--- Start ---

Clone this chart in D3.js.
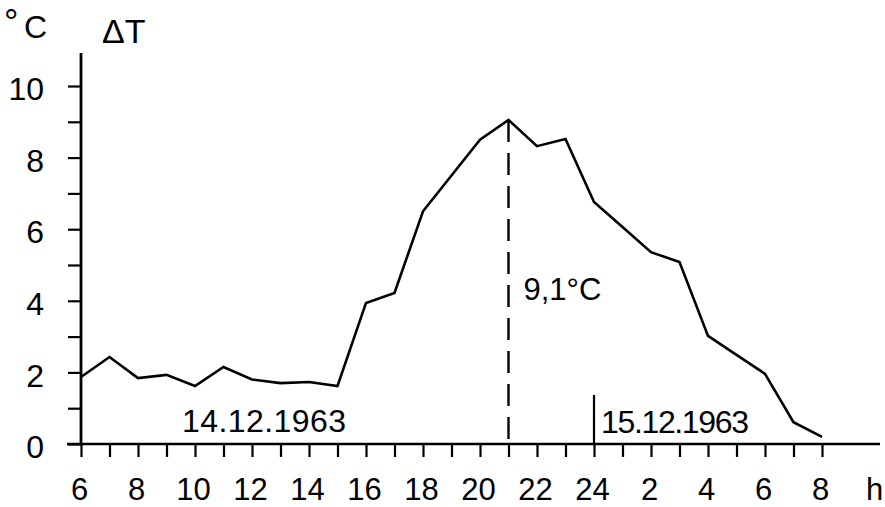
<!DOCTYPE html>
<html>
<head>
<meta charset="utf-8">
<script src="https://cdn.jsdelivr.net/npm/d3@7"></script>
<style>
  body { margin: 0; background: #fff; }
  svg text { font-family: "Liberation Sans", Arial, sans-serif; fill: #000; }
</style>
</head>
<body>
<script>
//hour labels along the x axis (14.12. 6 h to 15.12. 8 h)
var hourLabels = [6,7,8,9,10,11,12,13,14,15,16,17,18,19,20,21,22,23,24,1,2,3,4,5,6,7,8];
//temperature difference ΔT in °C, one value per hour
var deltaT = [1.87,2.43,1.84,1.93,1.62,2.15,1.80,1.70,1.73,1.62,3.94,4.22,6.50,7.50,8.50,9.05,8.32,8.52,6.76,6.06,5.36,5.08,3.02,2.49,1.96,0.61,0.20];
var yTicks = [0,1,2,3,4,5,6,7,8,9,10];
var peakIndex = 15;      //21 h
var dayBreakIndex = 18;  //24 h
var dateLabels = ["14.12.1963", "15.12.1963"];

var width = 885, height = 507;

var svg = d3.select("body").append("svg")
    .attr("width", width)
    .attr("height", height);

//scales
var x = d3.scaleLinear().domain([0, hourLabels.length - 1]).range([81, 822]);
var y = d3.scaleLinear().domain([0, 10]).range([444, 86]);

//x axis with a tick every hour, labels every second hour
var xAxis = d3.axisBottom(x)
    .tickValues(d3.range(hourLabels.length))
    .tickSizeInner(13)
    .tickSizeOuter(0)
    .tickPadding(21)
    .tickFormat(function(i){ return i % 2 === 0 ? hourLabels[i] : ""; });

var gx = svg.append("g")
    .attr("transform", "translate(0," + y(0) + ")")
    .call(xAxis);
gx.select(".domain").remove();
gx.selectAll("line").attr("stroke", "#000").attr("stroke-width", 2.2);
gx.selectAll("text")
    .attr("font-size", 31)
    .attr("dx", -2);

//y axis
var yAxis = d3.axisLeft(y)
    .tickValues(yTicks)
    .tickSizeInner(13)
    .tickSizeOuter(0)
    .tickPadding(24)
    .tickFormat(function(d){ return d % 2 === 0 ? d : ""; });

var gy = svg.append("g")
    .attr("transform", "translate(" + x(0) + ",0)")
    .call(yAxis);
gy.select(".domain").remove();
gy.selectAll("line").attr("stroke", "#000").attr("stroke-width", 2.2);
gy.selectAll("text")
    .attr("font-size", 32)
    .attr("dy", "0.43em");

//axis lines, drawn a little past the ticks like the original
svg.append("line")
    .attr("x1", 67).attr("x2", 880)
    .attr("y1", y(0)).attr("y2", y(0))
    .attr("stroke", "#000").attr("stroke-width", 2.5);
svg.append("line")
    .attr("x1", x(0)).attr("x2", x(0))
    .attr("y1", 53).attr("y2", y(0))
    .attr("stroke", "#000").attr("stroke-width", 2.8);

//unit and axis titles
svg.append("text").attr("x", 4).attr("y", 35).attr("font-size", 36).text("°");
svg.append("text").attr("x", 24).attr("y", 38).attr("font-size", 32).text("C");
svg.append("text").attr("x", 102).attr("y", 43).attr("font-size", 34).text("ΔT");
svg.append("text").attr("x", 866).attr("y", 500).attr("font-size", 31).text("h");

//data line
var line = d3.line()
    .x(function(d, i){ return x(i); })
    .y(function(d){ return y(d); });

svg.append("path")
    .datum(deltaT)
    .attr("d", line)
    .attr("fill", "none")
    .attr("stroke", "#000")
    .attr("stroke-width", 2.6)
    .attr("stroke-linejoin", "miter");

//dashed line under the maximum
svg.append("line")
    .attr("x1", x(peakIndex)).attr("x2", x(peakIndex))
    .attr("y1", y(deltaT[peakIndex])).attr("y2", y(0))
    .attr("stroke", "#000")
    .attr("stroke-width", 2.4)
    .attr("stroke-dasharray", "22,11");

svg.append("text")
    .attr("x", x(peakIndex) + 15)
    .attr("y", 300)
    .attr("font-size", 31)
    .text("9,1°C");

//day separator at 24 h
svg.append("line")
    .attr("x1", x(dayBreakIndex)).attr("x2", x(dayBreakIndex))
    .attr("y1", y(1.37)).attr("y2", y(0))
    .attr("stroke", "#000").attr("stroke-width", 2.2);

//date labels
svg.append("text")
    .attr("x", 182).attr("y", 432)
    .attr("font-size", 32)
    .attr("textLength", 164).attr("lengthAdjust", "spacing")
    .text(dateLabels[0]);
svg.append("text")
    .attr("x", 601).attr("y", 433)
    .attr("font-size", 32)
    .attr("textLength", 148).attr("lengthAdjust", "spacing")
    .text(dateLabels[1]);
</script>
</body>
</html>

--- End ---

- EXERCISE DESCRIPTION: Emit the lines of the material exactly, from its first line to the line containing "var y = d3.scaleLinear().domain([0, 10]).range([444, 86]);", inclusive; leave every picture out.

- ANSWER TO THIS TASK:
Clone this chart in D3.js.
<!DOCTYPE html>
<html>
<head>
<meta charset="utf-8">
<script src="https://cdn.jsdelivr.net/npm/d3@7"></script>
<style>
  body { margin: 0; background: #fff; }
  svg text { font-family: "Liberation Sans", Arial, sans-serif; fill: #000; }
</style>
</head>
<body>
<script>
//hour labels along the x axis (14.12. 6 h to 15.12. 8 h)
var hourLabels = [6,7,8,9,10,11,12,13,14,15,16,17,18,19,20,21,22,23,24,1,2,3,4,5,6,7,8];
//temperature difference ΔT in °C, one value per hour
var deltaT = [1.87,2.43,1.84,1.93,1.62,2.15,1.80,1.70,1.73,1.62,3.94,4.22,6.50,7.50,8.50,9.05,8.32,8.52,6.76,6.06,5.36,5.08,3.02,2.49,1.96,0.61,0.20];
var yTicks = [0,1,2,3,4,5,6,7,8,9,10];
var peakIndex = 15;      //21 h
var dayBreakIndex = 18;  //24 h
var dateLabels = ["14.12.1963", "15.12.1963"];

var width = 885, height = 507;

var svg = d3.select("body").append("svg")
    .attr("width", width)
    .attr("height", height);

//scales
var x = d3.scaleLinear().domain([0, hourLabels.length - 1]).range([81, 822]);
var y = d3.scaleLinear().domain([0, 10]).range([444, 86]);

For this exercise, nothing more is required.